# [STATED GOAL]
Repeat each record below exactly, dropping the pictures.

# [THE INPUT]
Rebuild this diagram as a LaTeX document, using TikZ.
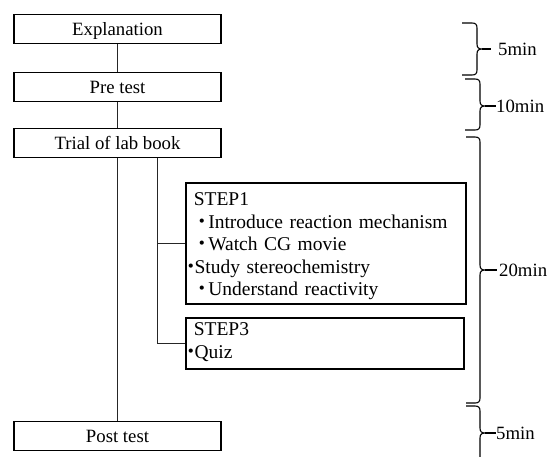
\documentclass[tikz,border=0pt]{standalone}
\usepackage{fontspec}
\setmainfont{Liberation Serif}
\newfontfamily\cjk{Noto Sans CJK JP}
% bullet followed by a gap, and a bullet hanging just before the text
\newcommand\bulsp{\leavevmode\rlap{\hspace*{8.7pt}\makebox[0pt][c]{\cjk ・}}\hspace*{14.5pt}}
\newcommand\bulnsp{\leavevmode\rlap{\hspace*{-2.6pt}\makebox[0pt][c]{\cjk ・}}\hspace*{0.8pt}}
% curly brace opening to the left, tip pointing right
% #1 end x, #2 spine x, #3 top y, #4 tip y, #5 bottom y
\newcommand\timebrace[5]{%
  \draw[tbr] (#1,#3) -- ({#2-5},#3)
    .. controls ({#2-1.5},#3) and (#2,{#3+1.5}) .. (#2,{#3+5})
    -- (#2,{#4-5})
    .. controls (#2,{#4-1.5}) and ({#2+1.5},#4) .. ({#2+5},#4)
    .. controls ({#2+1.5},#4) and (#2,{#4+1.5}) .. (#2,{#4+5})
    -- (#2,{#5-5})
    .. controls (#2,{#5-1.5}) and ({#2-1.5},#5) .. ({#2-5},#5)
    -- (#1,#5);}
\begin{document}
\begin{tikzpicture}[x=1pt,y=-1pt,
  every node/.style={font=\fontsize{18.75}{22.5}\selectfont},
  flowbox/.style={draw, line width=1.6pt, minimum width=207pt, minimum height=29pt,
    inner sep=0pt, text height=14pt, text depth=1pt},
  stepbox/.style={draw, line width=1.6pt, align=left, inner xsep=8pt, inner ysep=0pt,
    anchor=north west, font=\fontsize{19.5}{22.5}\selectfont},
  link/.style={line width=0.9pt, draw=black!85},
  tbr/.style={line width=1.1pt},
  lbl/.style={anchor=west, inner sep=0pt}]
\useasboundingbox (0,0) rectangle (548,456);

% main sequence
\node[flowbox] (expl)  at (117.5,29)  {Explanation};
\node[flowbox] (pre)   at (117.5,87)  {Pre test};
\node[flowbox] (trial) at (117.5,143) {Trial of lab book};
\node[flowbox] (post)  at (117.5,436) {Post test};

% activity steps
\node[stepbox, minimum width=280pt, text width=264pt] (s1) at (185,182) {%
\rule{0pt}{23pt}STEP1\\
\bulsp Introduce reaction mechanism\\
\bulsp Watch CG movie\\
\bulnsp Study stereochemistry\\
\bulsp Understand reactivity\rule[-8pt]{0pt}{8pt}};
\node[stepbox, minimum width=278pt, text width=262pt] (s3) at (185,317) {%
\rule{0pt}{18pt}STEP3\\
\bulnsp Quiz\rule[-10.5pt]{0pt}{10.5pt}};

% connectors
\coordinate (br) at (157,0);
\draw[link] (expl.south) -- (pre.north);
\draw[link] (pre.south) -- (trial.north);
\draw[link] (trial.south) -- (post.north);
\draw[link] (trial.south -| br) |- (s3.west);
\draw[link] (s1.west -| br) -- (s1.west);

% time labels
\node[lbl] (t1) at (498,49)  {5min};
\node[lbl] (t2) at (496,106) {10min};
\node[lbl] (t3) at (499,270) {20min};
\node[lbl] (t4) at (496,433) {5min};

% braces
\timebrace{462}{477}{23}{49}{75}
\draw[tbr] (482,49) -- (491,49);
\timebrace{465}{480}{79}{106}{130}
\draw[tbr] (485,106) -- (t2.west);
\timebrace{466}{480}{137}{270}{403}
\draw[tbr] (485,270) -- (497,270);
\timebrace{466}{480}{406}{433}{480}
\draw[tbr] (485,433) -- (t4.west);
\end{tikzpicture}
\end{document}
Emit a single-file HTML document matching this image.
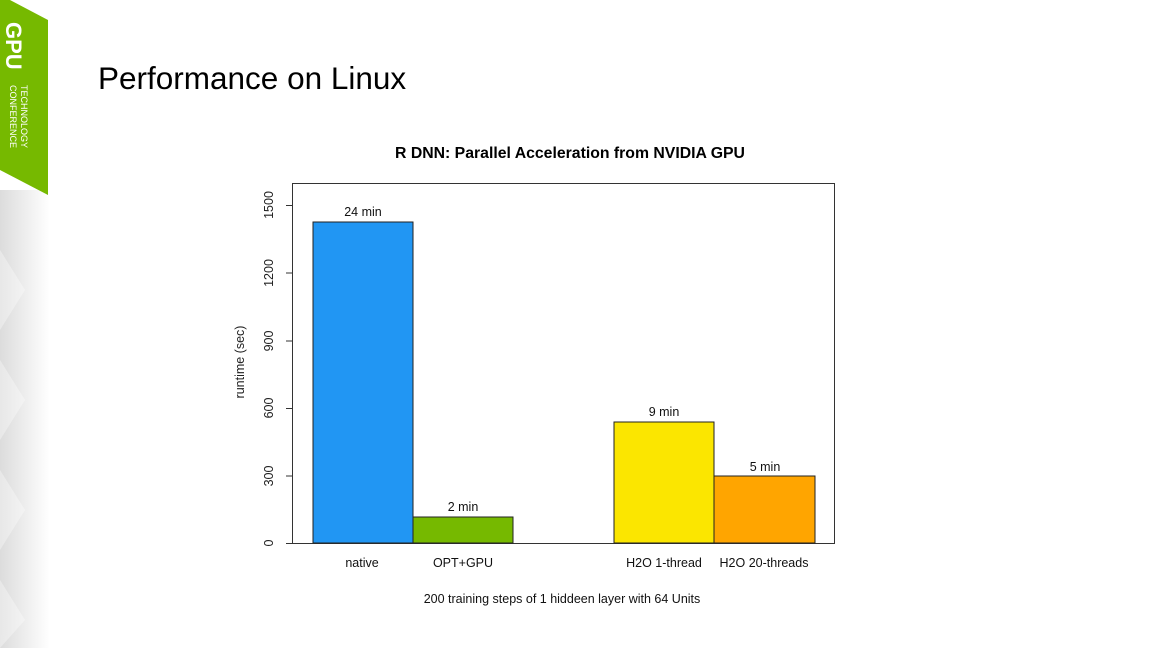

# [SOLUTION TO THIS PROBLEM]
Rebuild this diagram as a LaTeX document, using TikZ.
\documentclass[tikz,border=0pt]{standalone}
\usepackage{fontspec}
\setmainfont{Liberation Serif}
\newfontfamily\cjk{Noto Sans CJK JP}
% bullet followed by a gap, and a bullet hanging just before the text
\newcommand\bulsp{\leavevmode\rlap{\hspace*{8.7pt}\makebox[0pt][c]{\cjk ・}}\hspace*{14.5pt}}
\newcommand\bulnsp{\leavevmode\rlap{\hspace*{-2.6pt}\makebox[0pt][c]{\cjk ・}}\hspace*{0.8pt}}
% curly brace opening to the left, tip pointing right
% #1 end x, #2 spine x, #3 top y, #4 tip y, #5 bottom y
\newcommand\timebrace[5]{%
  \draw[tbr] (#1,#3) -- ({#2-5},#3)
    .. controls ({#2-1.5},#3) and (#2,{#3+1.5}) .. (#2,{#3+5})
    -- (#2,{#4-5})
    .. controls (#2,{#4-1.5}) and ({#2+1.5},#4) .. ({#2+5},#4)
    .. controls ({#2+1.5},#4) and (#2,{#4+1.5}) .. (#2,{#4+5})
    -- (#2,{#5-5})
    .. controls (#2,{#5-1.5}) and ({#2-1.5},#5) .. ({#2-5},#5)
    -- (#1,#5);}
\begin{document}
\begin{tikzpicture}[x=1pt,y=-1pt,
  every node/.style={font=\fontsize{18.75}{22.5}\selectfont},
  flowbox/.style={draw, line width=1.6pt, minimum width=207pt, minimum height=29pt,
    inner sep=0pt, text height=14pt, text depth=1pt},
  stepbox/.style={draw, line width=1.6pt, align=left, inner xsep=8pt, inner ysep=0pt,
    anchor=north west, font=\fontsize{19.5}{22.5}\selectfont},
  link/.style={line width=0.9pt, draw=black!85},
  tbr/.style={line width=1.1pt},
  lbl/.style={anchor=west, inner sep=0pt}]
\useasboundingbox (0,0) rectangle (548,456);

% main sequence
\node[flowbox] (expl)  at (117.5,29)  {Explanation};
\node[flowbox] (pre)   at (117.5,87)  {Pre test};
\node[flowbox] (trial) at (117.5,143) {Trial of lab book};
\node[flowbox] (post)  at (117.5,436) {Post test};

% activity steps
\node[stepbox, minimum width=280pt, text width=264pt] (s1) at (185,182) {%
\rule{0pt}{23pt}STEP1\\
\bulsp Introduce reaction mechanism\\
\bulsp Watch CG movie\\
\bulnsp Study stereochemistry\\
\bulsp Understand reactivity\rule[-8pt]{0pt}{8pt}};
\node[stepbox, minimum width=278pt, text width=262pt] (s3) at (185,317) {%
\rule{0pt}{18pt}STEP3\\
\bulnsp Quiz\rule[-10.5pt]{0pt}{10.5pt}};

% connectors
\coordinate (br) at (157,0);
\draw[link] (expl.south) -- (pre.north);
\draw[link] (pre.south) -- (trial.north);
\draw[link] (trial.south) -- (post.north);
\draw[link] (trial.south -| br) |- (s3.west);
\draw[link] (s1.west -| br) -- (s1.west);

% time labels
\node[lbl] (t1) at (498,49)  {5min};
\node[lbl] (t2) at (496,106) {10min};
\node[lbl] (t3) at (499,270) {20min};
\node[lbl] (t4) at (496,433) {5min};

% braces
\timebrace{462}{477}{23}{49}{75}
\draw[tbr] (482,49) -- (491,49);
\timebrace{465}{480}{79}{106}{130}
\draw[tbr] (485,106) -- (t2.west);
\timebrace{466}{480}{137}{270}{403}
\draw[tbr] (485,270) -- (497,270);
\timebrace{466}{480}{406}{433}{480}
\draw[tbr] (485,433) -- (t4.west);
\end{tikzpicture}
\end{document}
Emit a single-file HTML document matching this image.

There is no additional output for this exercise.